Exercise task:
Write the data out again exactly, with no pictures.
═════ Data
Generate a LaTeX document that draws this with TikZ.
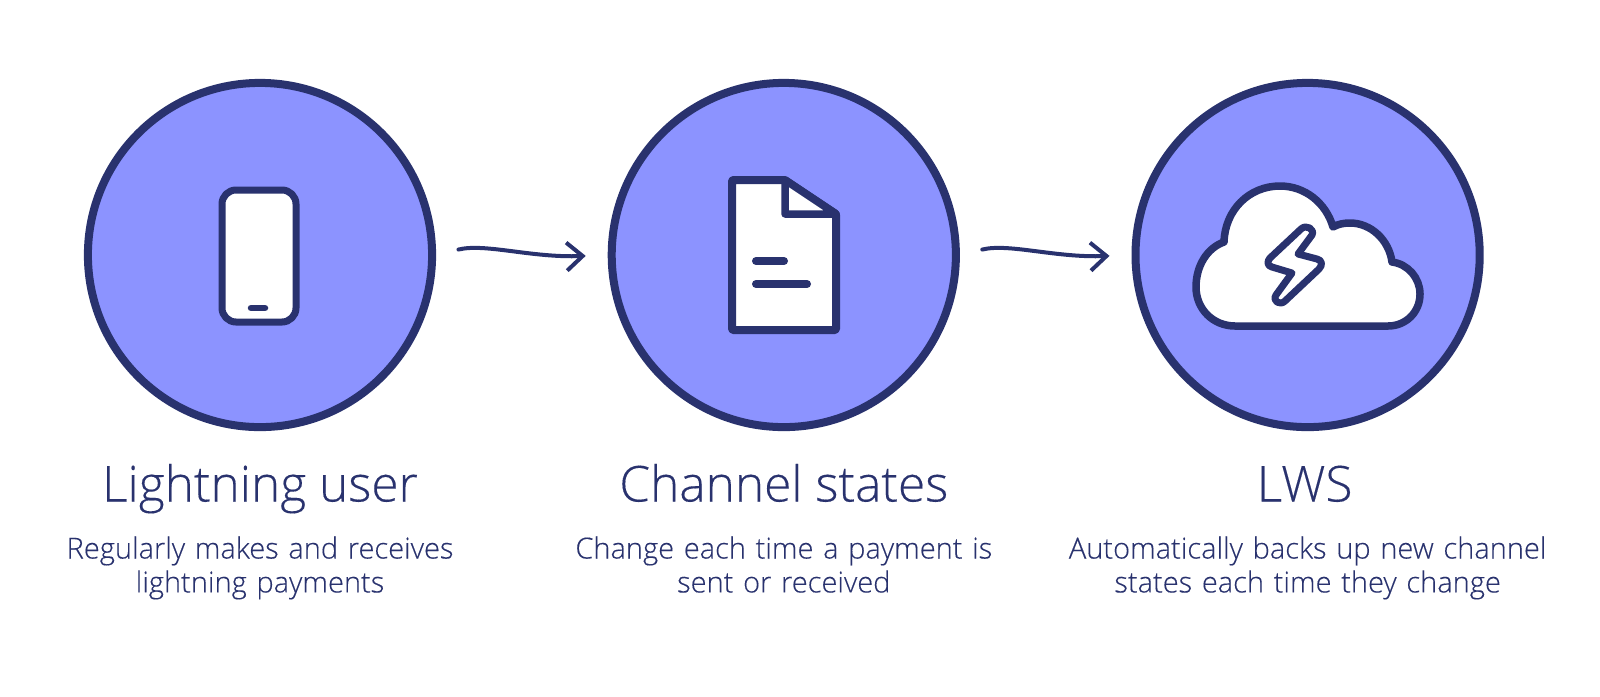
\documentclass[tikz,border=0pt]{standalone}
\usepackage{fontspec}
\setmainfont{Open Sans}[UprightFont=* Light, UprightFeatures={FakeBold=0.25}]
\usetikzlibrary{arrows.meta,positioning}
\definecolor{navy}{HTML}{29326E}
\definecolor{lilac}{HTML}{8C93FF}

\begin{document}
\begin{tikzpicture}[
      x=0.01cm, y=-0.01cm,
      node distance=1.715cm,
      disc/.style={draw=navy, fill=lilac, circle, line width=0.08cm, minimum size=3.44cm},
      head/.style={text=navy, font=\fontsize{14.1pt}{16pt}\selectfont, text height=10pt, text depth=3pt, inner sep=0pt},
      blurb/.style={text=navy, font=\fontsize{8.25pt}{9.65pt}\selectfont, align=center, text width=5cm, inner sep=0pt},
      arr/.style={-{Straight Barb[length=1.6mm, width=2.8mm, line width=0.04cm]}, draw=navy, line width=0.04cm, line cap=round, shorten >=0.22cm, shorten <=0.23cm},
      icon/.style={draw=navy, fill=white, line width=0.07cm, line join=round},
      bar/.style={draw=navy, line width=0.065cm, line cap=round}
    ]
      \useasboundingbox (0,0) rectangle (1600,696);
      \node[disc] (user) at (260,255) {};
      \node[disc, right=of user] (states) {};
      \node[disc, right=of states] (lws) {};
      \node[head, below=0.345cm of user] (usertitle) {Lightning user};
      \node[head, below=0.345cm of states] (statestitle) {Channel states};
      \node[head, below=0.345cm of lws, xshift=-0.03cm] (lwstitle) {LWS};
      \node[blurb, below=0.23cm of usertitle] (usertext) {Regularly makes and receives\\lightning payments};
      \node[blurb, below=0.23cm of statestitle] (statestext) {Change each time a payment is\\sent or received};
      \node[blurb, below=0.23cm of lwstitle, xshift=0.03cm] (lwstext) {Automatically backs up new channel\\states each time they change};
      \draw[arr] (user.east) .. controls +(49,-12) and +(-76,3) .. (states.west);
      \draw[arr] (states.east) .. controls +(49,-12) and +(-76,3) .. (lws.west);
      \draw[icon, rounded corners=0.14cm] (222,190) rectangle (296,322);
      \draw[bar] (251,308) -- (265,308);
      \draw[icon, line width=0.08cm, rounded corners=0.01cm] (732,180) -- (785,180) -- (836,214) -- (836,330) -- (732,330) -- cycle;
      \draw[icon, line width=0.075cm] (785,180) -- (785,214) -- (836,214) -- cycle;
      \draw[bar, line width=0.08cm] (756,261) -- (784,261);
      \draw[bar, line width=0.08cm] (756,284) -- (807,284);
      \draw[icon, line width=0.075cm] (1388,326) .. controls (1406,326) and (1420,312) .. (1420,294)
        .. controls (1420,278) and (1408,264) .. (1392,262)
        .. controls (1389,240) and (1371,223) .. (1350,223)
        .. controls (1344,223) and (1338,224) .. (1333,227)
        .. controls (1326,203) and (1305,186) .. (1280,186)
        .. controls (1249,186) and (1225,210) .. (1224,242)
        .. controls (1207,248) and (1196,266) .. (1196,287)
        .. controls (1196,309) and (1213,326) .. (1235,326) -- cycle;
      \draw[icon] (1301,229) -- (1270,258) .. controls (1267,261) and (1267,266) .. (1272,267) -- (1292,273) -- (1276,295)
        .. controls (1272,301) and (1280,306) .. (1285,301) -- (1319,269)
        .. controls (1323,265) and (1322,260) .. (1317,259) -- (1298,254) -- (1312,235)
        .. controls (1315,229) and (1306,224) .. (1301,229) -- cycle;
    \end{tikzpicture}
\end{document}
══════════
The reply:
Generate a LaTeX document that draws this with TikZ.
\documentclass[tikz,border=0pt]{standalone}
\usepackage{fontspec}
\setmainfont{Open Sans}[UprightFont=* Light, UprightFeatures={FakeBold=0.25}]
\usetikzlibrary{arrows.meta,positioning}
\definecolor{navy}{HTML}{29326E}
\definecolor{lilac}{HTML}{8C93FF}

\begin{document}
\begin{tikzpicture}[
      x=0.01cm, y=-0.01cm,
      node distance=1.715cm,
      disc/.style={draw=navy, fill=lilac, circle, line width=0.08cm, minimum size=3.44cm},
      head/.style={text=navy, font=\fontsize{14.1pt}{16pt}\selectfont, text height=10pt, text depth=3pt, inner sep=0pt},
      blurb/.style={text=navy, font=\fontsize{8.25pt}{9.65pt}\selectfont, align=center, text width=5cm, inner sep=0pt},
      arr/.style={-{Straight Barb[length=1.6mm, width=2.8mm, line width=0.04cm]}, draw=navy, line width=0.04cm, line cap=round, shorten >=0.22cm, shorten <=0.23cm},
      icon/.style={draw=navy, fill=white, line width=0.07cm, line join=round},
      bar/.style={draw=navy, line width=0.065cm, line cap=round}
    ]
      \useasboundingbox (0,0) rectangle (1600,696);
      \node[disc] (user) at (260,255) {};
      \node[disc, right=of user] (states) {};
      \node[disc, right=of states] (lws) {};
      \node[head, below=0.345cm of user] (usertitle) {Lightning user};
      \node[head, below=0.345cm of states] (statestitle) {Channel states};
      \node[head, below=0.345cm of lws, xshift=-0.03cm] (lwstitle) {LWS};
      \node[blurb, below=0.23cm of usertitle] (usertext) {Regularly makes and receives\\lightning payments};
      \node[blurb, below=0.23cm of statestitle] (statestext) {Change each time a payment is\\sent or received};
      \node[blurb, below=0.23cm of lwstitle, xshift=0.03cm] (lwstext) {Automatically backs up new channel\\states each time they change};
      \draw[arr] (user.east) .. controls +(49,-12) and +(-76,3) .. (states.west);
      \draw[arr] (states.east) .. controls +(49,-12) and +(-76,3) .. (lws.west);
      \draw[icon, rounded corners=0.14cm] (222,190) rectangle (296,322);
      \draw[bar] (251,308) -- (265,308);
      \draw[icon, line width=0.08cm, rounded corners=0.01cm] (732,180) -- (785,180) -- (836,214) -- (836,330) -- (732,330) -- cycle;
      \draw[icon, line width=0.075cm] (785,180) -- (785,214) -- (836,214) -- cycle;
      \draw[bar, line width=0.08cm] (756,261) -- (784,261);
      \draw[bar, line width=0.08cm] (756,284) -- (807,284);
      \draw[icon, line width=0.075cm] (1388,326) .. controls (1406,326) and (1420,312) .. (1420,294)
        .. controls (1420,278) and (1408,264) .. (1392,262)
        .. controls (1389,240) and (1371,223) .. (1350,223)
        .. controls (1344,223) and (1338,224) .. (1333,227)
        .. controls (1326,203) and (1305,186) .. (1280,186)
        .. controls (1249,186) and (1225,210) .. (1224,242)
        .. controls (1207,248) and (1196,266) .. (1196,287)
        .. controls (1196,309) and (1213,326) .. (1235,326) -- cycle;
      \draw[icon] (1301,229) -- (1270,258) .. controls (1267,261) and (1267,266) .. (1272,267) -- (1292,273) -- (1276,295)
        .. controls (1272,301) and (1280,306) .. (1285,301) -- (1319,269)
        .. controls (1323,265) and (1322,260) .. (1317,259) -- (1298,254) -- (1312,235)
        .. controls (1315,229) and (1306,224) .. (1301,229) -- cycle;
    \end{tikzpicture}
\end{document}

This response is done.